Of course at this point, I'm thinking how hard can it really be to make one? Heh-heh. The Rainshed had some gorgeous ice-blue Malden Mills fleece on sale, and I ordered some... and then I was committed to the project!

I think I also had it in my mind to redeem myself from my last mostly failed attempt to make a baby bunting. That was a long time ago, before Little Bug was born, and I was new to sewing. I just made up a pattern based on a onesie and pictures of fleece buntings on the internet. It took me forever, and we're talking about back when I actually could sew uninterrupted for hours at a time! I was super proud of my handiwork, but I made one big mistake... the torso length was rather short, especially for a cloth-diaper baby. Little Bug wore it only once or twice when she was newborn before it no longer fit.

This time I had a couple of nice Patagonia bunting/like things to look at for examples, years more sewing experience, and an actual baby to try it on. I mostly used the 18-month snowsuit as a pattern, tracing carefully using pins to mark seams. Since I really need a 6-12 month size, I shortened the arms and legs by a couple of inches after I was done tracing the pattern.

The bunting came together relatively quickly, my biggest problem is that I have only tiny slots of time in which to sew. I really enjoyed the process... now that I have a better understanding of construction, it is pretty easy to figure out and rewarding when it all comes together.
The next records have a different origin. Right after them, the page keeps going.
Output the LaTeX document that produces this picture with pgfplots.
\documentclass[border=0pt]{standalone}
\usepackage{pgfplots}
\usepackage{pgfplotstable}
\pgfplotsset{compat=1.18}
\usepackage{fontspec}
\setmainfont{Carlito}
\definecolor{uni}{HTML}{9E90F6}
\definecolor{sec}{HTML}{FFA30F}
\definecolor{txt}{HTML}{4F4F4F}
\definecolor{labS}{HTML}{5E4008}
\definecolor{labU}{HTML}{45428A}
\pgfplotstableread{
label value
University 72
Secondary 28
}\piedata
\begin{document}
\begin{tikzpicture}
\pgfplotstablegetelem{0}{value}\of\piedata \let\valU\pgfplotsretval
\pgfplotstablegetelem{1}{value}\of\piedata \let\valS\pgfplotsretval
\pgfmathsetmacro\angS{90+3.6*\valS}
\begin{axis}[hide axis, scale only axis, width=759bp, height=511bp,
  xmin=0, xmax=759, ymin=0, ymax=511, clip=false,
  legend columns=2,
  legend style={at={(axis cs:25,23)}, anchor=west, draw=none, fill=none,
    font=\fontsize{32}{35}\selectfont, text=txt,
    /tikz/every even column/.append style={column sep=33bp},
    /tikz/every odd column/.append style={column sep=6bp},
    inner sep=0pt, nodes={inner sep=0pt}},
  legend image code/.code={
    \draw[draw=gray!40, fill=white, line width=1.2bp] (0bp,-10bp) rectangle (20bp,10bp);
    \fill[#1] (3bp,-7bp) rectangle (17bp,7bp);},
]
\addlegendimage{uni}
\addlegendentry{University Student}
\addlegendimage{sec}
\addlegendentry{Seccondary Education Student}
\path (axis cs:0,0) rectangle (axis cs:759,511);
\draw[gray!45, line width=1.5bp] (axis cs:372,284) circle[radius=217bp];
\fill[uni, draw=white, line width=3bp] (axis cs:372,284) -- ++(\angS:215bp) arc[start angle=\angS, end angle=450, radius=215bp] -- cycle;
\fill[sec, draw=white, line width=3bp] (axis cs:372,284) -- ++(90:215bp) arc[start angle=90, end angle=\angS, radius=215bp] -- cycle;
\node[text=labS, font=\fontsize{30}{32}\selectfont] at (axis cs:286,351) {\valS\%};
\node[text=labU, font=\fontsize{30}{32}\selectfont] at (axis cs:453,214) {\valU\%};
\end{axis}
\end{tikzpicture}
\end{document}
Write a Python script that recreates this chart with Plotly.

To reduce bulk, I did fake flatlocking of the seams whenever possible. My machine doesn't have a lot of fancy stitches, but it worked fine to first sew the seam, then zig zag over the seam with the seam allowance open, then trim the remaining seam allowances. I used the widest zigzag my machine had with the stitches set fairly close.

To create the zipper guard, I used a single unhemmed piece of fleece, and used a piece of grosgrain ribbon (also from The Rainshed) directly under the zipper teeth. This is probably not really necessary, but it looks nice (and it is how it was done on the Patagonia bunting that Little Lion outgrew).

I used a bit of striped spandex for binding. I bought it from Peak Fabrics to make a top for myself, but it just matched so perfectly with the ice-blue fleece. I used it to bind the arms and legs, and also the top of the attached mittens on the sleeves and feet. I also put a bit around the seam where the hood attaches to the body, a detail borrowed from the Patagonia bunting and something I've seen on other RTW hoodies.

I incorporated the details that make the fit on the Patagonia bunting so nice.. the wide raglan sleeves that are so easy to sneak little baby arms into, the three-piece hood, and the generous gusseted crotch.

Oddly, neither of the Patagonia pieces that I have use a two-way separating zipper. The fleece has a rather complicated system that allow the piece to be zipped into a true bunting (like a little baby bag) but I didn't need all that. But it might be nice in some circumstances to be able to do a diaper change without totally undressing the baby, and the two-way zipper down one leg allows you to do this.

After trying the partially finished suit on Leo for a day, I decided the legs were too short, so I added two inches of length to the legs. This was after I had already installed the zipper, so I had to add an extension of the zipper guard to block drafts, and a piece of velcro to act as a closure.

It of course has built in mittens for the hands and the feet- these are really practical for keeping a baby cozy. These are super simple, just flaps of fleece on the back of the suit that you can flip over the hand and arm openings.

I added elastic in the hood, and just cinched it a bit on the sides, following the model of the Patagonia bunting.

Little Lion has been wearing it since before I finished it. I just feel good having something warm and cozy to put him in on chilly mornings!